__What is asked__
Search the data below for the word "this" and copy each line that holds it.

__Dataset rows__
────────────────────────────────────────

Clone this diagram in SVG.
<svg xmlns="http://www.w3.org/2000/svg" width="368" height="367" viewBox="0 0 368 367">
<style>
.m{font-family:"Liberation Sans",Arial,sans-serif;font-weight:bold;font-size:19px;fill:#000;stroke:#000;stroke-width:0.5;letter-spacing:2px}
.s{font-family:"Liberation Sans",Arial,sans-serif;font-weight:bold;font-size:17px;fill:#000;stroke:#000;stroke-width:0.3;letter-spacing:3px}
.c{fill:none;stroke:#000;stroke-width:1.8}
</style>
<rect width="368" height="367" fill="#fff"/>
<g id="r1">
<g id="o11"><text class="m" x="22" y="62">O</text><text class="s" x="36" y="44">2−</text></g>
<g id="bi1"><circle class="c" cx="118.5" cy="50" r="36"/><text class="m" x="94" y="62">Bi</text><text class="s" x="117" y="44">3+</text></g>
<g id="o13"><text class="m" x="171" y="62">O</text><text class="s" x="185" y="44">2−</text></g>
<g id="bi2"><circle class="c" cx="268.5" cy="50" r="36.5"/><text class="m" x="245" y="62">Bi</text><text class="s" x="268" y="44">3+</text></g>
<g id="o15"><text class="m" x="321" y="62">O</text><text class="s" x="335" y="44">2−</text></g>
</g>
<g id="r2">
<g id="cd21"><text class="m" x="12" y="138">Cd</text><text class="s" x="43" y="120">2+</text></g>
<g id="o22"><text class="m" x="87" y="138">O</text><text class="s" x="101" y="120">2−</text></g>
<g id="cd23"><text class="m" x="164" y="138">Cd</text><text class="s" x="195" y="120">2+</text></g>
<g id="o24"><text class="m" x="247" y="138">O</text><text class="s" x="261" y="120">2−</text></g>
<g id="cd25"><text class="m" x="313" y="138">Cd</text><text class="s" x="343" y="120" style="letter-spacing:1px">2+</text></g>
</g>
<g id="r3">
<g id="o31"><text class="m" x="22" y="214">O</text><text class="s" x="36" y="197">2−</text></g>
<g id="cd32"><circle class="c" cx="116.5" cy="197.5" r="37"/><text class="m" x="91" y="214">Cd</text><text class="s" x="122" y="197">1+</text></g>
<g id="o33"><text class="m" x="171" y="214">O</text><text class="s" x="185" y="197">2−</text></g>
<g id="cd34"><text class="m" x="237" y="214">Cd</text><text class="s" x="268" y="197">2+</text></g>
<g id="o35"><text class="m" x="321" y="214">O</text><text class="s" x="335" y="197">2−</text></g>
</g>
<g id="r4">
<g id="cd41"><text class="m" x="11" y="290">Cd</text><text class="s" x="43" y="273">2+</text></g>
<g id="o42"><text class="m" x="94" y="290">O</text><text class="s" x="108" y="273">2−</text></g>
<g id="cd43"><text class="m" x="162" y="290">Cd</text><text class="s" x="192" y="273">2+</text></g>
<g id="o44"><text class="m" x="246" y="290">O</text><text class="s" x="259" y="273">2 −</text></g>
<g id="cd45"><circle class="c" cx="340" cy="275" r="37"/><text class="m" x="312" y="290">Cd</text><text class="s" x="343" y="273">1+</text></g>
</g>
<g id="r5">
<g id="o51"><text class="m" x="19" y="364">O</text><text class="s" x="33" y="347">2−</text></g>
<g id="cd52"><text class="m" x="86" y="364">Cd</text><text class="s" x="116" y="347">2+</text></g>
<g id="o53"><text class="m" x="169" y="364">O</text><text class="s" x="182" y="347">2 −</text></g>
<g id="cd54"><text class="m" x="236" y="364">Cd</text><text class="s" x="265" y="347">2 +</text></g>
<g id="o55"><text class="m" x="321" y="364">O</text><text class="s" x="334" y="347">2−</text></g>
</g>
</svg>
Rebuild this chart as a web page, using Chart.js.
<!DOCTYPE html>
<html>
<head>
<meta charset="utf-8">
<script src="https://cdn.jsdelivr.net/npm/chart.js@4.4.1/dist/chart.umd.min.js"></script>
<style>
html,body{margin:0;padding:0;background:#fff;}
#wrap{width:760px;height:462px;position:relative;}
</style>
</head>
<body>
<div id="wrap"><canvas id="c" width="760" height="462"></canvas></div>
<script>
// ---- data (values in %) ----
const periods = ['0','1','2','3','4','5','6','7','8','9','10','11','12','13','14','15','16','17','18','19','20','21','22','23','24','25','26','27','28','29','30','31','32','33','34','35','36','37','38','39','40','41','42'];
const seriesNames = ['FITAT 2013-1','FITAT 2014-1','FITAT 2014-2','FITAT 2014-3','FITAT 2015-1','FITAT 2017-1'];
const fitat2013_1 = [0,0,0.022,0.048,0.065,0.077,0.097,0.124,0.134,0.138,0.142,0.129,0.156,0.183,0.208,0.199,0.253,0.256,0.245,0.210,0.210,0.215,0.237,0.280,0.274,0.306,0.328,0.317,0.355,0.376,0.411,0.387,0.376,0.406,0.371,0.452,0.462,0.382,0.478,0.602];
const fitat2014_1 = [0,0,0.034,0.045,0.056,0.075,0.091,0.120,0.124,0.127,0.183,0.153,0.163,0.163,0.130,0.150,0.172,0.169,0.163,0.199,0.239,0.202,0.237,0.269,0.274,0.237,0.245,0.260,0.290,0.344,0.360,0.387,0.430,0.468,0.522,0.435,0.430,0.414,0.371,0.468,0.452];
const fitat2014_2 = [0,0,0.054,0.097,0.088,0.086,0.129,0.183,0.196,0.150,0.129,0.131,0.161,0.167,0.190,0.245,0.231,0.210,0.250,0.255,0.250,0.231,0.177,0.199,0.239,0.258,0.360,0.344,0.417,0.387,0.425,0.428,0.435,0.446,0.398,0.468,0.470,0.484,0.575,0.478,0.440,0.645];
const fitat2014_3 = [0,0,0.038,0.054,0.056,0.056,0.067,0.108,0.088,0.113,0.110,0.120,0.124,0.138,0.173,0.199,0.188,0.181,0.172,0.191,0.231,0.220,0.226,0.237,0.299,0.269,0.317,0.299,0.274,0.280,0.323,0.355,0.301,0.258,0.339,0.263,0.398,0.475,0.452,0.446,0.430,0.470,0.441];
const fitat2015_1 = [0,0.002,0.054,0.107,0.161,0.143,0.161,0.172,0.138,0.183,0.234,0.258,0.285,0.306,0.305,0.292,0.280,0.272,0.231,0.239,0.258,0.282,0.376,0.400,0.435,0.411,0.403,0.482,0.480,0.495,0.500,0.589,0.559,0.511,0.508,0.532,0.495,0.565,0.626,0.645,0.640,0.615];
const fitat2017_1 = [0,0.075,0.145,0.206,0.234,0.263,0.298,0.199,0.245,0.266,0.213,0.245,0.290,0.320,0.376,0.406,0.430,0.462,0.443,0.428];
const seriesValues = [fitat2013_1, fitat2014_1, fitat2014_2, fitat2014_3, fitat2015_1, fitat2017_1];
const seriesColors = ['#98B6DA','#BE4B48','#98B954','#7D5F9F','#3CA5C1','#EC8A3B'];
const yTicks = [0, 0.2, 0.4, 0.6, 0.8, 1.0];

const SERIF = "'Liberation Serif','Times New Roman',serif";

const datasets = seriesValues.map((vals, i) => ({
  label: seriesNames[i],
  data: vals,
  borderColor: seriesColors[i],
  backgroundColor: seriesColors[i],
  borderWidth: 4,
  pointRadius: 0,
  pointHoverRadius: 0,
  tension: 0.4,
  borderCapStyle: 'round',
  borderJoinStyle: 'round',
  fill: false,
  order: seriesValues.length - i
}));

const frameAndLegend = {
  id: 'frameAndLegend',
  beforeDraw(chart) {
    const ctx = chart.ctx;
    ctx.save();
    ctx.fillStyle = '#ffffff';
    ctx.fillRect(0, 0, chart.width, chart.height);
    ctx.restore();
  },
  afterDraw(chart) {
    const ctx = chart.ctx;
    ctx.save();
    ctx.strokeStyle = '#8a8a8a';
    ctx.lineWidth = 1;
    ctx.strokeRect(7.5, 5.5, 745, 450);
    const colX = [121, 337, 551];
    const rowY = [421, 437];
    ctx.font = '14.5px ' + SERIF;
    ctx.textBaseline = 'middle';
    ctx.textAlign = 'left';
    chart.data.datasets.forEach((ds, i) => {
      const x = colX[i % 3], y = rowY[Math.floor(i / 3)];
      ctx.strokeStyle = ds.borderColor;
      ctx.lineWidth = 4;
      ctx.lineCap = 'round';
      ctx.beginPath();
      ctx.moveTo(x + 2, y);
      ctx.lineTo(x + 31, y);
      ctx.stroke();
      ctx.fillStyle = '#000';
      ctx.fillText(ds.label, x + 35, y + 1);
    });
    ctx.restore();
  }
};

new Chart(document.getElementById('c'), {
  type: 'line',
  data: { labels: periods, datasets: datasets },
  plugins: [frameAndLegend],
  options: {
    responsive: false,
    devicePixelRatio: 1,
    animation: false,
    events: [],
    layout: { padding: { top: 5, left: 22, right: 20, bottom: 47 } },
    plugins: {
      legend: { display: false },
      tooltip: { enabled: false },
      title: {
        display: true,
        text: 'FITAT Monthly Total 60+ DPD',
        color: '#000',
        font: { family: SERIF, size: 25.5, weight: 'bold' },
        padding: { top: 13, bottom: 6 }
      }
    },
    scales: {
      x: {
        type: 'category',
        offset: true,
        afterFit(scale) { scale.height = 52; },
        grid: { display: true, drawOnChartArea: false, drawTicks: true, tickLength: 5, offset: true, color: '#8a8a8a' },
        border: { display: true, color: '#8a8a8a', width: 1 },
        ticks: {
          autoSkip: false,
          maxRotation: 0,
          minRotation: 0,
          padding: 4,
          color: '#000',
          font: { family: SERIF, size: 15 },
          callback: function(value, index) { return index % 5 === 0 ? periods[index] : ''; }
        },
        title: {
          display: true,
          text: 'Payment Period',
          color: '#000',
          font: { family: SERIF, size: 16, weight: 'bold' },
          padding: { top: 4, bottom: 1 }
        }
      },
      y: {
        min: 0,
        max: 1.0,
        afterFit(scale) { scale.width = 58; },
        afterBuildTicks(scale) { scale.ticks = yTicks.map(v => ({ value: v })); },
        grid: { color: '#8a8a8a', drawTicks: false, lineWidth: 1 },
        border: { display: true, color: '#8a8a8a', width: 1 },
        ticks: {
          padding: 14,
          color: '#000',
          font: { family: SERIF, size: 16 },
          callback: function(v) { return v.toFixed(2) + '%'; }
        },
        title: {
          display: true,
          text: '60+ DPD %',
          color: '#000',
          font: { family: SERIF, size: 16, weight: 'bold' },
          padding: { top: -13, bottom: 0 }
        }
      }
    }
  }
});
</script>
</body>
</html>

────────────────────────────────────────

__Reply to the exercise__
Clone this diagram in SVG.
Rebuild this chart as a web page, using Chart.js.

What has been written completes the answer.